Step 5: Build the final verdict and return it

Add a Transform node that produces the contract result object. Set valid to true only when every check passed and the error list is empty, and attach the collected list as errors:

{
  "valid": {{ errors.length }} == 0,
  "errors": {{ errors }},
  "checked": {
    "email": {{ email_check }},
    "phone": {{ phone_check }}
  }
}

Add a Response node and return this object so direct HTTP callers receive the verdict synchronously. The same final value is what the parent receives when this workflow runs as a Subworkflow, so both callers see an identical { valid, errors } shape. Save the workflow.

Step 6: Call the validator from an inbound workflow

Open the inbound-data workflow you want to guard. After its trigger and before any node that writes a record, add a Subworkflow node. Set Workflow to validate-inbound-payload and set Input to the raw payload, for example {{ input }} for a webhook-triggered workflow. The parent pauses while the child runs through its own trigger and nodes, and the child's final output returns to the parent (available on the Subworkflow node's output variable, for example {{ validation_result }}).

Step 7: Gate the record write on the verdict

Add a Condition node immediately after the Subworkflow node that branches on {{ validation_result.valid }}. On the true branch, continue to your existing write step (your CRM, database, or e-commerce connector). On the false branch, add a Send Email node to notify the data owner, setting the body to include {{ validation_result.errors }} so the recipient sees exactly which fields failed. This keeps every inbound workflow honest: nothing reaches your systems unless the shared validator says it is clean. To enrich the verdict with a plain-language summary, ask Miraxa, the intelligent layer across your automation, to add a Connector node in Agent mode that turns {{ validation_result.errors }} into a friendly sentence.

Tips

  • Keep the validator's output contract stable. Parents depend on { valid, errors }, so add new fields rather than renaming existing ones.
  • Use Direct mode for every check. The validation and json connectors are deterministic and cost no AI credits, so a payload with twenty checks still runs cheaply.
  • Normalize before you validate: a Transform or the text connector's trim and case tools can lower-case and trim an email so a trailing space does not cause a false failure.
  • Group independent checks under a Parallel node so email, phone, and schema validation run concurrently and the validator returns faster.

Common Pitfalls

  • Empty strings pass format checks.
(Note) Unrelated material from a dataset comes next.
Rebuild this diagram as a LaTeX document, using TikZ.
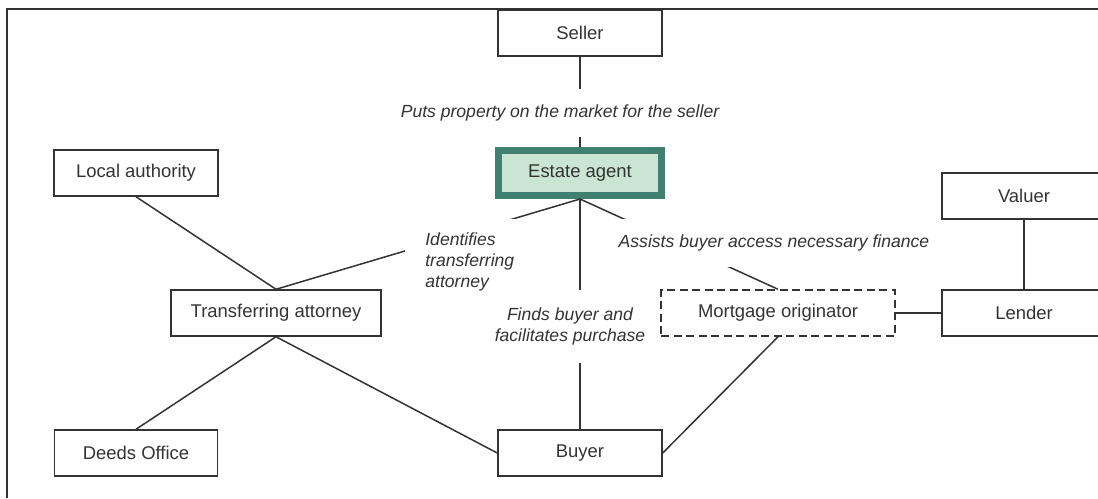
\documentclass[tikz,border=0pt]{standalone}
\usepackage{fontspec}
\setmainfont{Liberation Sans}

\definecolor{ink}{HTML}{333333}
\definecolor{agentline}{HTML}{3F8070}
\definecolor{agentfill}{HTML}{CAE6D3}

\tikzset{
  box/.style={draw=ink, line width=0.03cm, inner sep=0pt,
    minimum width=3.28cm, minimum height=0.92cm},
  agentbox/.style={box, draw=agentline, fill=agentfill, line width=0.14cm,
    minimum width=3.26cm, minimum height=0.9cm},
  dashbox/.style={box, dash pattern=on 0.16cm off 0.09cm},
  lbl/.style={fill=white, inner xsep=0.06cm, inner ysep=0pt, font=\itshape},
  link/.style={draw=ink, line width=0.03cm}
}

\begin{document}
\begin{tikzpicture}[x=0.02cm, y=-0.02cm, text=ink,
    font=\fontsize{10.5}{11.6}\selectfont]
  \useasboundingbox (0,0) rectangle (1098,498);
  \clip (0,0) rectangle (1098,498);

  % outer frame (open to the right and below)
  \draw[ink, line width=0.04cm] (7,498) -- (7,9) -- (1098,9);

  % parties
  \node[box] (seller) at (580,33) {Seller};
  \node[agentbox] (agent) at (580,173) {Estate agent};
  \node[box] (local) at (136,173) {Local authority};
  \node[box, minimum width=4.2cm] (attorney) at (276,313) {Transferring attorney};
  \node[box, minimum width=3.26cm] (deeds) at (136,453) {Deeds Office};
  \node[box] (buyer) at (580,453) {Buyer};
  \node[dashbox, minimum width=4.68cm] (mortgage) at (778,313) {Mortgage originator};
  \node[box] (valuer) at (1024,196) {Valuer};
  \node[box] (lender) at (1024,313) {Lender};

  % links
  \draw[link] (seller) -- (agent);
  \draw[link] (agent) -- (buyer);
  \draw[link] (attorney.north) -- (agent.south);
  \draw[link] (agent.south) -- (mortgage.north);
  \draw[link] (local.south) -- (attorney.north);
  \draw[link] (attorney.south) -- (deeds.north);
  \draw[link] (attorney.south) -- (buyer.west);
  \draw[link] (buyer.east) -- (mortgage.south);
  \draw[link] (mortgage) -- (lender);
  \draw[link] (valuer) -- (lender);

  % roles of the estate agent
  \node[lbl, minimum height=0.96cm] (puts) at (560,113)
    {Puts property on the market for the seller};
  \node[lbl, align=center, minimum height=1.46cm] (finds) at (570,326)
    {Finds buyer and\\facilitates purchase};
  \node[lbl, align=left, anchor=north west, inner xsep=0.4cm,
    minimum height=1.72cm] (identifies) at (405,219)
    {Identifies\\transferring\\attorney};
  \node[lbl, minimum height=0.96cm] (assists) at (774,243)
    {Assists buyer access necessary finance};
\end{tikzpicture}
\end{document}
Pair every format tool with the validation connector's is-empty tool, or your required-field guard will leak blanks downstream.
  • Phone formats vary by country. The phone tool is permissive, so if you need a strict national format add a regex connector test step alongside it.
  • Mismatched input keys silently produce empty values. Confirm the parent's Subworkflow Input keys match the field names the validator reads with the json get tool.
  • A child that errors halts the parent. Keep the validator side-effect free so a re-run is always safe, and let the parent's Condition node, not an exception, drive the reject path.

Testing

Before wiring it into production workflows, test the validator on its own. Use its Webhook trigger URL to POST one known-good payload and confirm it returns { "valid": true, "errors": [] }, then POST a payload with a bad email and a blank name and confirm valid is false with two specific messages. Check the execution history: the child appears as its own entry, so you can open it and see exactly which check failed. Once the verdicts look right, add the Subworkflow node to one inbound workflow, run it against a small batch with the record-write step temporarily on the false branch, and only flip the gate live once the pass and reject branches behave as expected.